The Whitney’s Collection: Selections from 1900 to 1965 is a full-floor installation that focuses on the institution’s origin in 1930 as an eclectic, lively space where of-the-moment art could make a statement to the world – the same as today.
But rather than concentrate exclusively on all of the masterworks of American art that the museum owns, this show integrates some practically forgotten works and artists that the curators feel deserve a fresh look. So, walking through this chronological show, everyone gets a taste of something completely unexpected.
See some of our favorites here on Flickr.
When the elevator doors open, the first gallery is a tribute to the passion of Gertrude Whitney, the only American artist to establish a major museum. Lachaise’s bronze beauty beckons visitors to take a closer look at paintings that Gertrude herself acquired. Photographs of the Whitney’s earliest incarnation downtown are nearby to set the context.
It wasn’t a museum collection in the traditional sense, because Gertrude acquired paintings and sculptures by artists that she wanted to support. Better-known works by Bellows, Benton, and Bluemner are on display here, but so is a beautiful, rarely shown 1926 portrait by Anne Goldthwaite, a women’s rights activist from Alabama whose work was included in the 1913 Armory Show, but is not that well known today.
Subsequent galleries group artists inspired by uniquely American landscapes – urban engineering achievements of New York (Man Ray, Stella, Stettenheimer), O’Keeffe’s evocations of nature’s spirituality, and clean, idealized visions of modern industrial campuses (Demuth, Sheeler).
Photographs dot the walls, including Herbert W. Gleason’s other-worldly 1908 images of Walden Pond and a modern 1940 image of the West Side Highway by Feininger, which anyone can see through windows in the Whitney’s Hudson-facing interior staircase.
A dark side gallery features one of the Whitney’s greatest treasures – Calder’s Circus, which has been newly conserved and restored. The ringmaster, bareback rider, and trapeze artists – all based upon actual performers from the Twenties – occupy the spotlight, surrounded by Calder’s performance props, Victrola, and whistles.
Here’s a recent video containing excerpts of how Circus was brought to life by the master himself and how it’s been conserved for posterity by a team at the Whitney:
An additional highlight in another gallery is the “show within a show” of Edward Hopper works and drawings – his early work from Paris, the solitary American townscapes, and a sketchbook in which he documented every painting he made. Everyone spends time here.
A melancholy dark gallery is hung with paintings by American émigré artists whose work evokes surrealist experimentation, the war, urban isolation, and growing societal dissonance. A counterpoint (and surprise) is a 1939 animated film by experimental film pioneer Mary Ellen Bute, a symphonic short shown to the crowds at Radio City Music Hall before movie features.

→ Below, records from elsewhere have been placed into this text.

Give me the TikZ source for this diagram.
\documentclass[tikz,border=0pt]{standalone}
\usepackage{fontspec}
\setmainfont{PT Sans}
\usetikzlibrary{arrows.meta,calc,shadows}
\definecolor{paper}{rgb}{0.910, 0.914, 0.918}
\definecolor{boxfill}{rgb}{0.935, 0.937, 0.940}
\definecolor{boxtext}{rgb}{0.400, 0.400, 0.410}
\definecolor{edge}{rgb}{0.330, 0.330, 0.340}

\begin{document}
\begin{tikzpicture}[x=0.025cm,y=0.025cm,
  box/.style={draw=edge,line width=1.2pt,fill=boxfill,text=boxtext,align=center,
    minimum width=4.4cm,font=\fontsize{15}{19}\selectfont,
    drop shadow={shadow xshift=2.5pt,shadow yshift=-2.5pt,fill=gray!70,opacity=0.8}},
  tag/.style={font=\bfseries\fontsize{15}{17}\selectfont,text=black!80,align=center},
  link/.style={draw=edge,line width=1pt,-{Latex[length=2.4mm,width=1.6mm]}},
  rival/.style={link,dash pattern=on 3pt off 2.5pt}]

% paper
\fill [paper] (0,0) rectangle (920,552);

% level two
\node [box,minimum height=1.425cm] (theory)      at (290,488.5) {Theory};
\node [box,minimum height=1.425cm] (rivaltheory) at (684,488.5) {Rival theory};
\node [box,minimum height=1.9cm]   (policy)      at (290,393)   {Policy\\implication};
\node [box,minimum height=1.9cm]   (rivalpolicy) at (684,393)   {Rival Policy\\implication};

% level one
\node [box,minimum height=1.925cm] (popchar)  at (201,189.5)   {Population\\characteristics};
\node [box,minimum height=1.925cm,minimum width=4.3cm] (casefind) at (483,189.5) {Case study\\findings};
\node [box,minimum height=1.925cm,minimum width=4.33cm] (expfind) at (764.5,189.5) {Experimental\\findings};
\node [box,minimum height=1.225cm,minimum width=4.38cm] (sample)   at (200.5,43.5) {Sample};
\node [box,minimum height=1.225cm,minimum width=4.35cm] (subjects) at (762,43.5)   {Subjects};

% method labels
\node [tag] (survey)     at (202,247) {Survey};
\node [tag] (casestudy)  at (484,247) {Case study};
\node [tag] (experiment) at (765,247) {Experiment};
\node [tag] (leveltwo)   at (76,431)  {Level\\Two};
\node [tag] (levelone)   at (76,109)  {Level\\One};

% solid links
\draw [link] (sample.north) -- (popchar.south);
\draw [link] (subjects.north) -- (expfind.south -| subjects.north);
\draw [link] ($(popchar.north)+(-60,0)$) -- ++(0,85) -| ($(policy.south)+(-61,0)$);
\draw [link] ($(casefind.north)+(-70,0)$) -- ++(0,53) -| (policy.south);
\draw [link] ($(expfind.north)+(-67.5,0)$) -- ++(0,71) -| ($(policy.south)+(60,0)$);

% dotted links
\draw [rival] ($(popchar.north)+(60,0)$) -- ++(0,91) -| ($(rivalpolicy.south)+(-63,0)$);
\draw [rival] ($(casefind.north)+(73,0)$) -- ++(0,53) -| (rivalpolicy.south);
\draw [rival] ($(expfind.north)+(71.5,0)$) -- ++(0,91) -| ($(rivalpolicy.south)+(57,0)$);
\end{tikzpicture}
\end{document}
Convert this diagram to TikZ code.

The gallery devoted to Fifties abstraction showcases the usual suspects (Pollack, de Kooning, Kline), but intersperses new acquisitions and lesser-known players, such as a 1959 abstract canvas by Ed Clark, an African-American artist who trained in Paris courtesy of the GI Bill, which holds its own against the other AE powerhouses in the room.
Big David Smith and Barnett Newman sculptures reign on the outdoor terrace, right next to the joyful Pop Art gallery, dominated by a massive, four-panel 1964 Wesselmann and an engaging multi-person self-portrait (with dog) by Marisol in the corner.
The walk-through is a reminder of the riches that anchored the first 30 years of the Whitney and the efforts that the museum is taking to find powerful artwork from the archive that enhances the traditional narrative of 20th century American art history.
Go soon before the team changes it out for the next collection installation, and take the audio tour on the Whitney website.